You can't search Notes to find people posting content in order to find others potentially interested in similar content.
So, unless you already have a large following, seems like posting into another void. People are reluctant to follow you as well, since you must subscribe to the persons newsletter, they are the same action.
The sign in flow is completely broken for me. I am signing up with an email, after I click the verification link it takes me to a page where I need to enter my email yet again. Here it says I already might have an account and sends another verification email which does the same thing again.
Also found other issues the site after going to the home page. Multiple modals overlapping with the sign in flow.
Same. Managed to get in by opening one of the links in Chrome instead of my usual Firefox. Haven't managed to set a password yet though. It's a real fucking mess.
> Maybe that's why Twitter had blocked retweeting links containing to Substack.
That seems to have accelerated the shift for some to Substack [1] (imagine if Google blocked searches for Bing or Brave!). Suppressing Substack makes the Twitter brand look weak and nervous.

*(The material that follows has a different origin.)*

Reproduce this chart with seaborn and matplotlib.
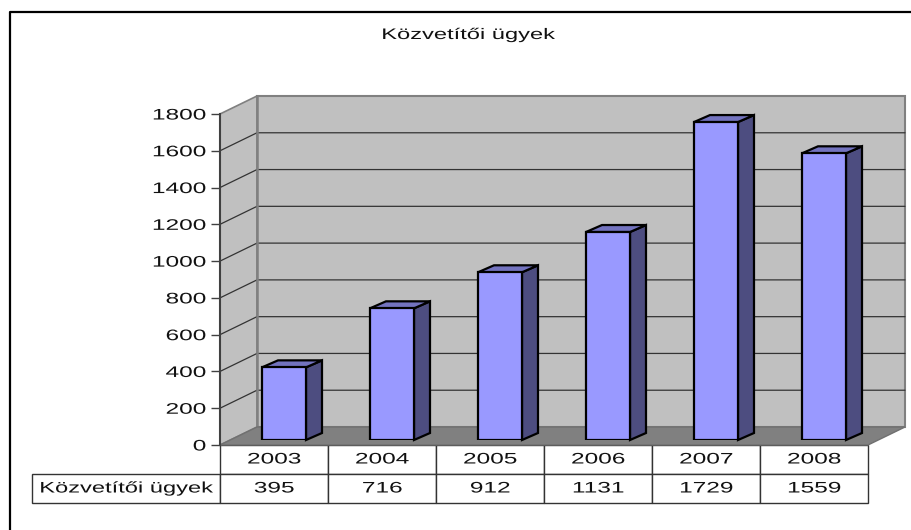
import matplotlib
matplotlib.use("Agg")
import matplotlib.pyplot as plt
import matplotlib.patheffects as pe
from matplotlib.lines import Line2D
from matplotlib.patches import Polygon
from matplotlib.transforms import Affine2D
import seaborn as sns

# Adatok
title = "Közvetítői ügyek"
series_name = "Közvetítői ügyek"
years = ["2003", "2004", "2005", "2006", "2007", "2008"]
values = [395, 716, 912, 1131, 1729, 1559]
y_ticks = [0, 200, 400, 600, 800, 1000, 1200, 1400, 1600, 1800]

W, H = 912, 530
col_w = 108  # one category in pixels
scale = 331 / 1800  # pixels per unit


class Stretch(pe.AbstractPathEffect):
    # the original text is stretched sideways
    def __init__(self, sx=1.6, ha="center"):
        super().__init__()
        self.sx = sx
        self.k = {"center": 0.5, "right": 1.0, "left": 0.0}[ha]

    def draw_path(self, renderer, gc, tpath, affine, rgbFace=None):
        w = tpath.get_extents().x1
        t = Affine2D().translate(-w * self.k, 0).scale(self.sx, 1).translate(w * self.k, 0)
        renderer.draw_path(gc, tpath, t + affine, rgbFace)


sns.set_style("white")
plt.rcParams["font.family"] = ["Liberation Sans", "DejaVu Sans"]

fig = plt.figure(figsize=(W / 100, H / 100), dpi=100)
ax = fig.add_axes([220 / W, (H - 445) / H, col_w * 6 / W, 331 / H])
ax.set_xlim(-0.5, 5.5)
ax.set_ylim(0, 1800)
ax.patch.set_alpha(0)

# wall depth in data units
dx = 37 / col_w
dy = 18 / scale
x0, x1 = -0.5, 5.5
top = y_ticks[-1]

ax.add_patch(Polygon([(x0 + dx, dy), (x1 + dx, dy), (x1 + dx, top + dy), (x0 + dx, top + dy)],
                     fc="#C0C0C0", ec="#808080", lw=1.5, clip_on=False, zorder=1))
ax.add_patch(Polygon([(x0, 0), (x0 + dx, dy), (x0 + dx, top + dy), (x0, top)],
                     fc="#C0C0C0", ec="#808080", lw=1.2, clip_on=False, zorder=1))
ax.add_patch(Polygon([(x0, 0), (x1, 0), (x1 + dx, dy), (x0 + dx, dy)],
                     fc="#808080", ec="#707070", lw=1, clip_on=False, zorder=2))

# Rácsvonalak
for v in y_ticks[1:-1]:
    ax.plot([x0, x0 + dx, x1 + dx], [v, v + dy, v + dy], color="#333333", lw=0.9,
            clip_on=False, zorder=1.5)
ax.plot([x0 + dx, x0 + dx], [dy, top + dy], color="#808080", lw=1.8, clip_on=False, zorder=1.6)

ax.set_xticks([])
ax.set_yticks(y_ticks)
for s in ["top", "right", "bottom"]:
    ax.spines[s].set_visible(False)
ax.spines["left"].set_color("#404040")
ax.spines["left"].set_linewidth(1.5)
ax.tick_params(axis="y", left=True, length=6.5, width=1, color="#404040", pad=3.6,
               labelsize=11, labelcolor="#111111")
for lab in ax.get_yticklabels():
    lab.set_path_effects([Stretch(ha="right")])

# Oszlopok
ax_bars = fig.add_axes([230 / W, (H - 440) / H, col_w * 6 / W, 331 / H])
ax_bars.patch.set_alpha(0)
sns.barplot(x=years, y=values, color="#9999FF", saturation=1, width=44 / col_w,
            edgecolor="black", linewidth=1.6, ax=ax_bars, zorder=5)
ax_bars.set_xlim(-0.5, 5.5)
ax_bars.set_ylim(0, 1800)
ax_bars.set_axis_off()

bx = 16 / col_w
by = 7 / scale
for bar in list(ax_bars.patches):
    l, r, h = bar.get_x(), bar.get_x() + bar.get_width(), bar.get_height()
    ax_bars.add_patch(Polygon([(r, 0), (r + bx, by), (r + bx, h + by), (r, h)],
                              fc="#4D4D80", ec="black", lw=1.6, clip_on=False, zorder=4))
    ax_bars.add_patch(Polygon([(l, h), (r, h), (r + bx, h + by), (l + bx, h + by)],
                              fc="#7373BF", ec="black", lw=1.6, clip_on=False, zorder=4))

# Adattábla
left_w = 220 - 32
rows = [[""] + years, [series_name] + [str(v) for v in values]]
table = ax.table(cellText=rows, colWidths=[left_w] + [col_w] * 6, cellLoc="center",
                 bbox=[-left_w / (col_w * 6), -58 / 331, (left_w + col_w * 6) / (col_w * 6), 58 / 331])
table.auto_set_font_size(False)
table.set_fontsize(11)
for (r, c), cell in table.get_celld().items():
    cell.set_edgecolor("#333333")
    cell.set_linewidth(1)
    cell.get_text().set_color("#111111")
    if r == 1 and c == 0:
        cell.get_text().set_path_effects([Stretch(sx=1.55)])
    else:
        cell.get_text().set_path_effects([Stretch()])
    if r == 0 and c == 0:
        cell.visible_edges = ""

t = fig.text(468 / W, 1 - 35 / H, title, ha="center", va="center", fontsize=11, color="#111111")
t.set_path_effects([Stretch(sx=1.55)])

# Külső keret
fig.add_artist(Line2D([10 / W, 10 / W, 1], [0, 1 - 12 / H, 1 - 12 / H], color="black", lw=1.6))

fig.savefig("out.png", dpi=100)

I think that was because Twitter revoked their API access including breaking their Sign in with Twitter feature (at least that’s what I read a few days back).
I just shared an interesting fact that I learned while posting on Substack this morning. I don't know the reason, and generally I don't think of product changes in terms of good and evil.

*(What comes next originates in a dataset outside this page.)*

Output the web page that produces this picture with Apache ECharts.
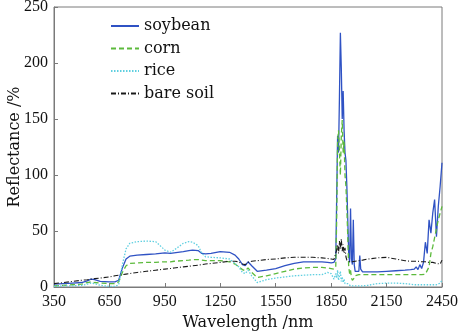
<!DOCTYPE html>
<html>
<head>
<meta charset="utf-8">
<style>
  html, body { margin: 0; padding: 0; background: #fff; }
  #chart { width: 460px; height: 336px; }
</style>
<script src="https://cdn.jsdelivr.net/npm/echarts@6/dist/echarts.min.js"></script>
</head>
<body>
<div id="chart"></div>
<script>
// Sampling wavelengths (nm), shared by all four spectra
const wavelength = [
  350, 400, 450, 500, 530, 550, 570, 600, 650, 680,
  700, 720, 740, 760, 800, 850, 900, 950, 980, 1000,
  1050, 1080, 1100, 1130, 1150, 1170, 1200, 1250, 1300, 1330,
  1350, 1370, 1385, 1400, 1420, 1450, 1500, 1550, 1600, 1650,
  1700, 1750, 1800, 1830, 1850, 1865, 1875, 1880, 1885, 1890,
  1895, 1900, 1905, 1910, 1915, 1920, 1925, 1930, 1935, 1940,
  1945, 1950, 1955, 1960, 1965, 1970, 1975, 1980, 1990, 2000,
  2005, 2010, 2020, 2050, 2100, 2150, 2200, 2250, 2280, 2300,
  2310, 2320, 2330, 2340, 2350, 2360, 2370, 2380, 2390, 2400,
  2410, 2420, 2430, 2440, 2450
];

// Reflectance (%) per land cover
const soybean = [
  2.5, 3, 3.5, 4, 5.5, 7, 6.5, 5, 4.5, 4.5,
  6, 17, 25, 27.5, 28.5, 29, 29.5, 30.5, 30, 30.5,
  31.5, 32.5, 33, 32.5, 30, 29.5, 30, 31.5, 31, 28.5,
  25, 20, 19, 22.5, 19, 14, 15, 16.5, 19, 21,
  22.5, 22.5, 22.5, 22, 21.5, 22, 25, 80, 135, 120,
  170, 227, 195, 150, 175, 140, 120, 113, 90, 60,
  30, 22, 70, 25, 20, 60, 20, 14, 13, 14,
  28, 16, 13.5, 13.5, 13.5, 14, 14.5, 15, 15.5, 16,
  18, 15.5, 20, 16.5, 22, 40, 30, 60, 48, 66,
  78, 45, 72, 90, 111
];
const corn = [
  1, 1.5, 2, 2.5, 4, 4.5, 4, 3.5, 3, 3,
  4.5, 13, 19, 21, 21.5, 22, 22, 22.5, 22.5, 23,
  23.5, 24, 24.5, 24.5, 24, 23.5, 23.5, 23.5, 22.5, 20.5,
  18, 15.5, 14.5, 17, 13, 8.5, 10, 12, 14, 16,
  17, 17.5, 17.5, 17, 16.5, 16, 18, 60, 130, 140,
  120, 100, 135, 149, 120, 130, 100, 90, 70, 45,
  18, 12, 15, 8, 6, 5, 8, 10, 11, 11,
  11, 11, 11, 11, 11, 11, 11, 11, 11, 11,
  11, 11, 11, 11, 11, 11.5, 12, 18, 30, 36,
  44, 52, 60, 66, 72
];
const rice = [
  0.5, 1, 1, 1.5, 2.5, 3.5, 3, 1.5, 0.5, 0.5,
  2, 20, 34, 39, 40.5, 41, 40.5, 33, 31, 33,
  39, 40.5, 40, 37, 30, 27, 26.5, 26, 25, 21,
  18, 13, 12, 15, 10, 4, 6.5, 8, 9, 10,
  10.5, 11, 11, 13, 12, 7, 12, 8, 15, 6,
  10, 14, 5, 9, 4, 7, 3, 4, 2, 3,
  1.5, 1.5, 1, 1, 1, 1, 1, 1, 1, 1,
  1, 1, 1, 1.5, 3, 3.5, 3.5, 3, 2.5, 2,
  2, 2, 2, 2, 2, 2, 2, 2, 2, 2,
  2, 2, 2.5, 3.5, 6
];
const bareSoil = [
  3, 4, 5, 6, 6.5, 7, 7.5, 8, 9, 10,
  10.5, 11, 11.5, 12, 13, 14, 15, 16, 16.5, 17,
  18, 18.5, 19, 19.5, 20, 20.5, 21, 22, 23, 23,
  22.5, 20.5, 20, 22, 23, 23.5, 24.5, 25, 26, 26.5,
  26.5, 26.5, 26, 25.5, 25, 24.5, 26, 33, 38, 30,
  41, 34, 43, 32, 38, 30, 35, 27, 24, 23,
  22.5, 22.5, 22.5, 22.5, 22.5, 22.5, 23, 23, 23, 23.5,
  23.5, 23.5, 24, 25, 26, 26.5, 25, 23.5, 23, 23,
  23, 23, 22.5, 22.5, 22.5, 22.5, 22, 22, 22, 22,
  21.5, 21, 21, 20.5, 24
];

const seriesNames = ['soybean', 'corn', 'rice', 'bare soil'];
const xTicks = [350, 650, 950, 1250, 1550, 1850, 2150, 2450];

const pair = vals => wavelength.map((w, i) => [w, vals[i]]);
const serif = "'DejaVu Serif', 'Liberation Serif', serif";
const tickFont = "'Liberation Serif', 'DejaVu Serif', serif";

const chart = echarts.init(document.getElementById('chart'), null, { renderer: 'canvas' });

const styles = [
  { color: '#2f52c4', type: 'solid', width: 1.3 },
  { color: '#5cba3c', type: [5, 3], width: 1.3 },
  { color: '#5fcfe0', type: [1.5, 1.5], width: 1.3 },
  { color: '#1a1a1a', type: [5, 2, 1, 2], width: 1.1 }
];
const values = [soybean, corn, rice, bareSoil];

chart.setOption({
  animation: false,
  backgroundColor: '#fff',
  grid: {
    left: 54, right: 18, top: 7, bottom: 49,
    outerBoundsMode: 'none',
    containLabel: false,
    show: true, borderColor: '#7a7a7a', borderWidth: 1
  },
  legend: {
    orient: 'vertical',
    left: 105, top: 13,
    itemWidth: 28, itemHeight: 14, itemGap: 6.5,
    itemStyle: { opacity: 0 },
    textStyle: { fontFamily: serif, fontSize: 16, color: '#111' },
    data: seriesNames
  },
  xAxis: {
    type: 'value',
    min: 350, max: 2450,
    name: 'Wavelength /nm',
    nameLocation: 'middle',
    nameGap: 24,
    nameTextStyle: { fontFamily: serif, fontSize: 16, color: '#111' },
    axisLine: { show: true, lineStyle: { color: '#7a7a7a' } },
    axisTick: { inside: true, length: 4, customValues: xTicks, lineStyle: { color: '#7a7a7a' } },
    axisLabel: {
      customValues: xTicks, formatter: v => String(v),
      fontFamily: tickFont, fontSize: 16, color: '#111', margin: 7
    },
    splitLine: { show: false }
  },
  yAxis: {
    type: 'value',
    min: 0, max: 250, interval: 50,
    name: 'Reflectance /%',
    nameLocation: 'middle',
    nameGap: 31,
    nameMoveOverlap: false,
    nameTextStyle: { fontFamily: serif, fontSize: 16, color: '#111' },
    axisLine: { show: true, lineStyle: { color: '#7a7a7a' } },
    axisTick: { inside: true, length: 4, lineStyle: { color: '#7a7a7a' } },
    axisLabel: { formatter: v => String(v), fontFamily: tickFont, fontSize: 16, color: '#111', margin: 6 },
    splitLine: { show: false }
  },
  series: seriesNames.map((name, k) => ({
    name,
    type: 'line',
    data: pair(values[k]),
    symbol: 'none',
    lineStyle: styles[k],
    itemStyle: { color: styles[k].color },
    z: 2 + k
  }))
});
</script>
</body>
</html>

prediction - substack goes nowhere, like they currently are.
Suppressing substack when substack is trying to advertise for a twitter competitor is just common sense. There's no need for twitter to advertise for a competitor. That isn't censorship, thats just normal business. If substack was depending on twitter for free data and free advertising they were the ones who were weak and nervous.
Twitter was supposed to be the "public square", even Elon said as much. Restricting which goods and services are sold or marketed in said square is a shift away from that mentality.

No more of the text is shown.